The standard literary spelling of //uː// was ou, generally preferred in the Scottish National Dictionary, although the use of oo, borrowed from Standard English, became popular by the 19th century. Thus fou and pou, but the form fu functioning as the cognate of the suffix 'ful'. L also vocalised after //o̞// in closed syllables resulting in a diphthong which became //ʌu// in Modern Scots, for example knowe (knoll), fowk (folk), gowf (golf) and gowd (gold).

== Inflectional endings ==
The consonant clusters in the inflectional endings ing and and, cognate with Standard English ing, changed to //n// in Early Scots: the modern realisations generally being //ɪn// and //ən// hence the spelling in.

== Consonant clusters ==
The cluster mb had been reduced to //m// in Early Scots hence spelling such as num'er (number), cham'er (chamber) and tim'er (timber), the standard literary apostrophe-less spellings being nummer, chaumer and timmer.

The cluster nd is reduced to //n// in some Scots dialects hence spellings such as caun'le (candle), haun (hand) and staun (stand) though the d is generally written in the literary standard, thus caundle, haund and staund.

The cluster ld is also reduced to //l// in some Scots dialects, hence spellings such as aul (old), caul (cold) and faul (fold) though the d is generally written in the literary standard, thus auld, cauld and fauld.

== Loss of consonants ==
By the Middle Scots period, //f// and //v// deletion had occurred intervocalically and between a nasal/liquid consonant and a vowel. Hence spellings such as de'il (devil), gi'e (give), ha'e (have), lo'e (love), o (of), o'er (over) and sil'er (silver), the standard literary apostrophe-less spellings being deil, gie, hae, lue, o, ower and siller.

Also by that period, word-final //θ// had been lost in a number of words. Hence spellings such as fro' (froth), quo' (quoth), wi' (with) and mou (mouth), the standard literary apostrophe-less spellings being fro, quo, wi and mou, the latter having the doublet mooth.

== Change of vowel ==
In some Scots words the realisation differs from that of the Standard English cognate; hence spellings such as bak (bake), mak (make) and tak (take), the standard literary apostrophe-less spellings being bak, mak and tak.

== Legitimate use of the apostrophe in Scots ==
Many words in Scots have both a full form and a contracted form. In contracted forms, an apostrophe is generally used in place of the elided graphemes, for example, e'en and even, e'er and iver (ever), eneu and eneuch (enough), lea and leave, ne'er and niver (never), ne'er's day and new year's day, nor'land and northland.
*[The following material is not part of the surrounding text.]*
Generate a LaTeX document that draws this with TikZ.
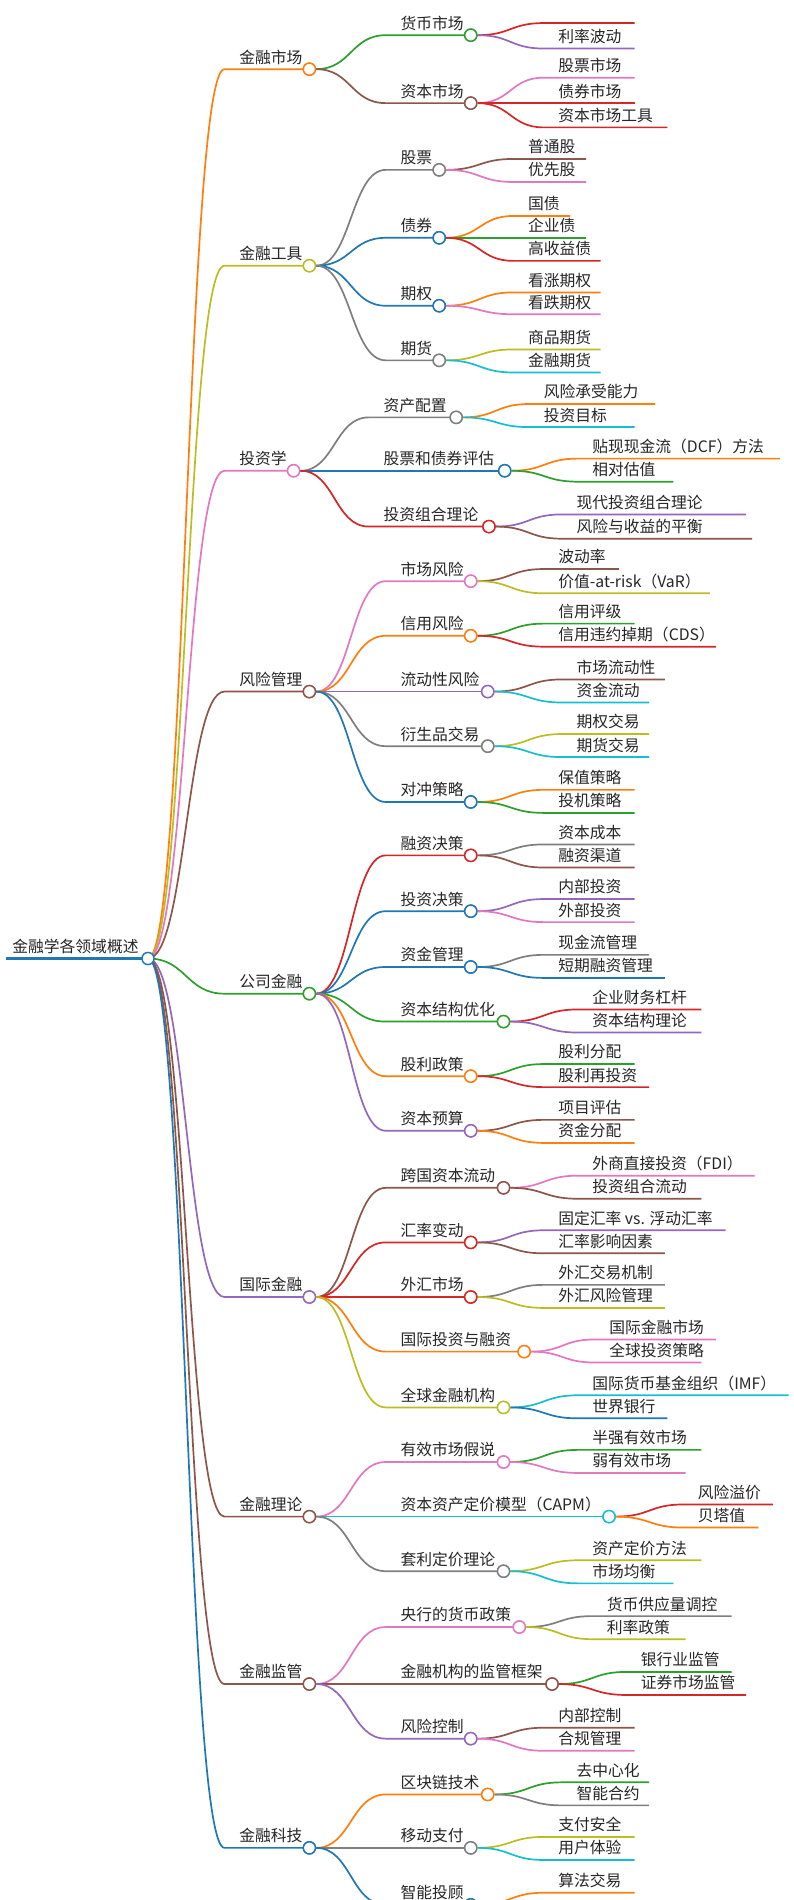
\documentclass[tikz,border=0pt]{standalone}
\usepackage{fontspec}
\setmainfont{Noto Sans CJK SC}
\usetikzlibrary{calc}
\definecolor{cb}{HTML}{1F77B4}\definecolor{co}{HTML}{FF7F0E}\definecolor{cg}{HTML}{2CA02C}
\definecolor{cr}{HTML}{D62728}\definecolor{cp}{HTML}{9467BD}\definecolor{cn}{HTML}{8C564B}
\definecolor{ck}{HTML}{E377C2}\definecolor{cy}{HTML}{7F7F7F}\definecolor{cl}{HTML}{BCBD22}
\definecolor{cc}{HTML}{17BECF}
\tikzset{lbl/.style={inner sep=0pt,font=\fontsize{13}{15}\selectfont,text=black!85,anchor=base west},
 lw/.style={line width=1.4pt},
 circ/.style={circle,draw,line width=1.2pt,fill=white,minimum size=10pt,inner sep=0pt}}
% #1 parent, #2 name, #3 color, #4 textx, #5 y, #6 endx, #7 text
\newcommand\br[7]{%
 \coordinate (#2s) at (#4-12,-#5);
 \coordinate (#2) at (#6,-#5);
 \node[lbl] (#2t) at (#4,-#5+5) {#7};
 \draw[#3,lw] let \p1=(#1), \p2=(#2s) in (\p1) .. controls ({\x1/2+\x2/2},\y1) and ({\x1/2+\x2/2},\y2) .. (\p2) -- (#2);}
\newcommand\brc[7]{\br{#1}{#2}{#3}{#4}{#5}{#6}{#7}\node[circ,draw=#3] (#2c) at (#2) {};}
\begin{document}
\begin{tikzpicture}[x=1pt,y=1pt]
\useasboundingbox (0,0) rectangle (654,-1566);
\clip (0,0) rectangle (654,-1566);
\fill[white] (0,0) rectangle (654,-1566);
\coordinate (rs) at (5,-790);
\coordinate (r) at (122,-790);
\node[lbl] (rt) at (10,-785) {金融学各领域概述};
\draw[cb,line width=2.6pt] (rs) -- (r);
% level 1
\brc{r}{A}{co}{197}{57}{255}{金融市场}
\brc{r}{B}{cl}{197}{219}{255}{金融工具}
\brc{r}{C}{ck}{197}{388}{242}{投资学}
\brc{r}{D}{cn}{197}{570}{255}{风险管理}
\brc{r}{E}{cg}{197}{819}{255}{公司金融}
\brc{r}{F}{cp}{197}{1069}{255}{国际金融}
\brc{r}{G}{cn}{197}{1250}{255}{金融理论}
\brc{r}{H}{cn}{197}{1388}{255}{金融监管}
\brc{r}{I}{cb}{197}{1523}{255}{金融科技}
\node[circ,draw=cb] (rc) at (r) {};
% 金融市场
\brc{Ac.east}{A1}{cg}{330}{29}{388}{货币市场}
\br{A1c.east}{A11}{cr}{460}{19}{523}{}
\br{A1c.east}{A12}{cp}{460}{40}{523}{利率波动}
\brc{Ac.east}{A2}{cn}{330}{85}{388}{资本市场}
\br{A2c.east}{A21}{ck}{460}{64}{523}{股票市场}
\br{A2c.east}{A22}{cr}{460}{85}{523}{债券市场}
\br{A2c.east}{A23}{cr}{460}{105}{550}{资本市场工具}
\node[circ,draw=cg] at (A1) {};\node[circ,draw=cn] at (A2) {};
% 金融工具
\brc{Bc.east}{B1}{cy}{330}{140}{362}{股票}
\br{B1c.east}{B11}{cn}{435}{131}{483}{普通股}
\br{B1c.east}{B12}{ck}{435}{150}{483}{优先股}
\brc{Bc.east}{B2}{cb}{330}{196}{362}{债券}
\br{B2c.east}{B21}{co}{435}{178}{470}{国债}
\br{B2c.east}{B22}{cg}{435}{196}{483}{企业债}
\br{B2c.east}{B23}{cr}{435}{215}{495}{高收益债}
\brc{Bc.east}{B3}{cb}{330}{252}{362}{期权}
\br{B3c.east}{B31}{co}{435}{241}{495}{看涨期权}
\br{B3c.east}{B32}{ck}{435}{259}{495}{看跌期权}
\brc{Bc.east}{B4}{cy}{330}{297}{362}{期货}
\br{B4c.east}{B41}{cl}{435}{288}{495}{商品期货}
\br{B4c.east}{B42}{cc}{435}{307}{495}{金融期货}
\foreach \n/\c in {B1/cy,B2/cb,B3/cb,B4/cy}{\node[circ,draw=\c] at (\n) {};}
% 投资学
\brc{Cc.east}{C1}{cy}{316}{344}{376}{资产配置}
\br{C1c.east}{C11}{co}{448}{333}{540}{风险承受能力}
\br{C1c.east}{C12}{cc}{448}{352}{523}{投资目标}
\brc{Cc.east}{C2}{cb}{316}{388}{416}{股票和债券评估}
\br{C2c.east}{C21}{co}{488}{378}{643}{贴现现金流（DCF）方法}
\br{C2c.east}{C22}{cg}{488}{397}{555}{相对估值}
\brc{Cc.east}{C3}{cr}{316}{434}{403}{投资组合理论}
\br{C3c.east}{C31}{cp}{475}{424}{615}{现代投资组合理论}
\br{C3c.east}{C32}{cn}{475}{444}{620}{风险与收益的平衡}
\foreach \n/\c in {C1/cy,C2/cb,C3/cr}{\node[circ,draw=\c] at (\n) {};}
% 风险管理
\brc{Dc.east}{D1}{ck}{330}{479}{388}{市场风险}
\br{D1c.east}{D11}{cn}{460}{469}{510}{波动率}
\br{D1c.east}{D12}{cl}{460}{489}{585}{价值-at-risk（VaR）}
\brc{Dc.east}{D2}{co}{330}{524}{388}{信用风险}
\br{D2c.east}{D21}{cg}{460}{514}{523}{信用评级}
\br{D2c.east}{D22}{cr}{460}{533}{590}{信用违约掉期（CDS）}
\brc{Dc.east}{D3}{cp}{330}{570}{402}{流动性风险}
\br{D3c.east}{D31}{cn}{475}{560}{548}{市场流动性}
\br{D3c.east}{D32}{cc}{475}{579}{535}{资金流动}
\brc{Dc.east}{D4}{cy}{330}{615}{402}{衍生品交易}
\br{D4c.east}{D41}{cl}{475}{605}{535}{期权交易}
\br{D4c.east}{D42}{cc}{475}{624}{535}{期货交易}
\brc{Dc.east}{D5}{cb}{330}{661}{388}{对冲策略}
\br{D5c.east}{D51}{co}{460}{651}{523}{保值策略}
\br{D5c.east}{D52}{cg}{460}{670}{523}{投机策略}
\foreach \n/\c in {D1/ck,D2/co,D3/cp,D4/cy,D5/cb}{\node[circ,draw=\c] at (\n) {};}
% 公司金融
\brc{Ec.east}{E1}{cr}{330}{705}{388}{融资决策}
\br{E1c.east}{E11}{cy}{460}{696}{523}{资本成本}
\br{E1c.east}{E12}{cn}{460}{715}{523}{融资渠道}
\brc{Ec.east}{E2}{cb}{330}{751}{388}{投资决策}
\br{E2c.east}{E21}{cp}{460}{741}{523}{内部投资}
\br{E2c.east}{E22}{ck}{460}{760}{523}{外部投资}
\brc{Ec.east}{E3}{cb}{330}{797}{388}{资金管理}
\br{E3c.east}{E31}{cy}{460}{787}{535}{现金流管理}
\br{E3c.east}{E32}{cb}{460}{806}{548}{短期融资管理}
\brc{Ec.east}{E4}{cg}{330}{842}{415}{资本结构优化}
\br{E4c.east}{E41}{cr}{488}{832}{578}{企业财务杠杆}
\br{E4c.east}{E42}{cp}{488}{851}{578}{资本结构理论}
\brc{Ec.east}{E5}{co}{330}{887}{388}{股利政策}
\br{E5c.east}{E51}{cg}{460}{877}{523}{股利分配}
\br{E5c.east}{E52}{cr}{460}{896}{535}{股利再投资}
\brc{Ec.east}{E6}{cp}{330}{932}{388}{资本预算}
\br{E6c.east}{E61}{cn}{460}{923}{523}{项目评估}
\br{E6c.east}{E62}{co}{460}{942}{523}{资金分配}
\foreach \n/\c in {E1/cr,E2/cb,E3/cb,E4/cg,E5/co,E6/cp}{\node[circ,draw=\c] at (\n) {};}
% 国际金融
\brc{Fc.east}{F1}{cn}{330}{979}{415}{跨国资本流动}
\br{F1c.east}{F11}{ck}{488}{969}{622}{外商直接投资（FDI）}
\br{F1c.east}{F12}{cn}{488}{988}{578}{投资组合流动}
\brc{Fc.east}{F2}{cr}{330}{1024}{388}{汇率变动}
\br{F2c.east}{F21}{cp}{460}{1014}{598}{固定汇率 vs. 浮动汇率}
\br{F2c.east}{F22}{cn}{460}{1033}{548}{汇率影响因素}
\brc{Fc.east}{F3}{cr}{330}{1069}{388}{外汇市场}
\br{F3c.east}{F31}{cy}{460}{1059}{548}{外汇交易机制}
\br{F3c.east}{F32}{cl}{460}{1078}{548}{外汇风险管理}
\brc{Fc.east}{F4}{co}{330}{1114}{432}{国际投资与融资}
\br{F4c.east}{F41}{ck}{502}{1104}{590}{国际金融市场}
\br{F4c.east}{F42}{ck}{502}{1123}{578}{全球投资策略}
\brc{Fc.east}{F5}{cl}{330}{1160}{415}{全球金融机构}
\br{F5c.east}{F51}{cc}{488}{1150}{650}{国际货币基金组织（IMF）}
\br{F5c.east}{F52}{cb}{488}{1169}{550}{世界银行}
\foreach \n/\c in {F1/cn,F2/cr,F3/cr,F4/co,F5/cl}{\node[circ,draw=\c] at (\n) {};}
% 金融理论
\brc{Gc.east}{G1}{ck}{330}{1205}{415}{有效市场假说}
\br{G1c.east}{G11}{cg}{488}{1195}{578}{半强有效市场}
\br{G1c.east}{G12}{ck}{488}{1214}{565}{弱有效市场}
\brc{Gc.east}{G2}{cc}{330}{1250}{502}{资本资产定价模型（CAPM）}
\br{G2c.east}{G21}{cr}{575}{1240}{637}{风险溢价}
\br{G2c.east}{G22}{co}{575}{1259}{625}{贝塔值}
\brc{Gc.east}{G3}{cy}{330}{1295}{415}{套利定价理论}
\br{G3c.east}{G31}{cl}{488}{1286}{578}{资产定价方法}
\br{G3c.east}{G32}{cc}{488}{1305}{555}{市场均衡}
\foreach \n/\c in {G1/ck,G2/cc,G3/cy}{\node[circ,draw=\c] at (\n) {};}
% 金融监管
\brc{Hc.east}{H1}{ck}{330}{1341}{428}{央行的货币政策}
\br{H1c.east}{H11}{cy}{500}{1332}{603}{货币供应量调控}
\br{H1c.east}{H12}{cl}{500}{1351}{565}{利率政策}
\brc{Hc.east}{H2}{cn}{330}{1388}{455}{金融机构的监管框架}
\br{H2c.east}{H21}{cg}{528}{1378}{603}{银行业监管}
\br{H2c.east}{H22}{cr}{528}{1397}{615}{证券市场监管}
\brc{Hc.east}{H3}{cp}{330}{1433}{388}{风险控制}
\br{H3c.east}{H31}{cn}{460}{1424}{523}{内部控制}
\br{H3c.east}{H32}{ck}{460}{1443}{523}{合规管理}
\foreach \n/\c in {H1/ck,H2/cn,H3/cp}{\node[circ,draw=\c] at (\n) {};}
% 金融科技
\brc{Ic.east}{I1}{co}{330}{1479}{402}{区块链技术}
\br{I1c.east}{I11}{cg}{475}{1469}{535}{去中心化}
\br{I1c.east}{I12}{cy}{475}{1488}{535}{智能合约}
\brc{Ic.east}{I2}{cy}{330}{1523}{388}{移动支付}
\br{I2c.east}{I21}{cl}{460}{1514}{523}{支付安全}
\br{I2c.east}{I22}{cc}{460}{1533}{523}{用户体验}
\brc{Ic.east}{I3}{cb}{330}{1570}{388}{智能投顾}
\br{I3c.east}{I31}{co}{460}{1560}{523}{算法交易}
\foreach \n/\c in {I1/co,I2/cy,I3/cb}{\node[circ,draw=\c] at (\n) {};}
\foreach \n/\c in {A/co,B/cl,C/ck,D/cn,E/cg,F/cp,G/cn,H/cn,I/cb}{\node[circ,draw=\c] at (\n) {};}
\end{tikzpicture}
\end{document}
In the construction of the past tense or past participle, Scots often appends the apostrophe to verbs ending with ee to prevent three es from occurring in a single word:

- dee (die) > dee'd
- gree (agree) > gree'd

Scots also uses, as does English, the apostrophe to indicate contractions of multiple words: A'm (I'm), wi't (with it), ye're (you're), o't (of it).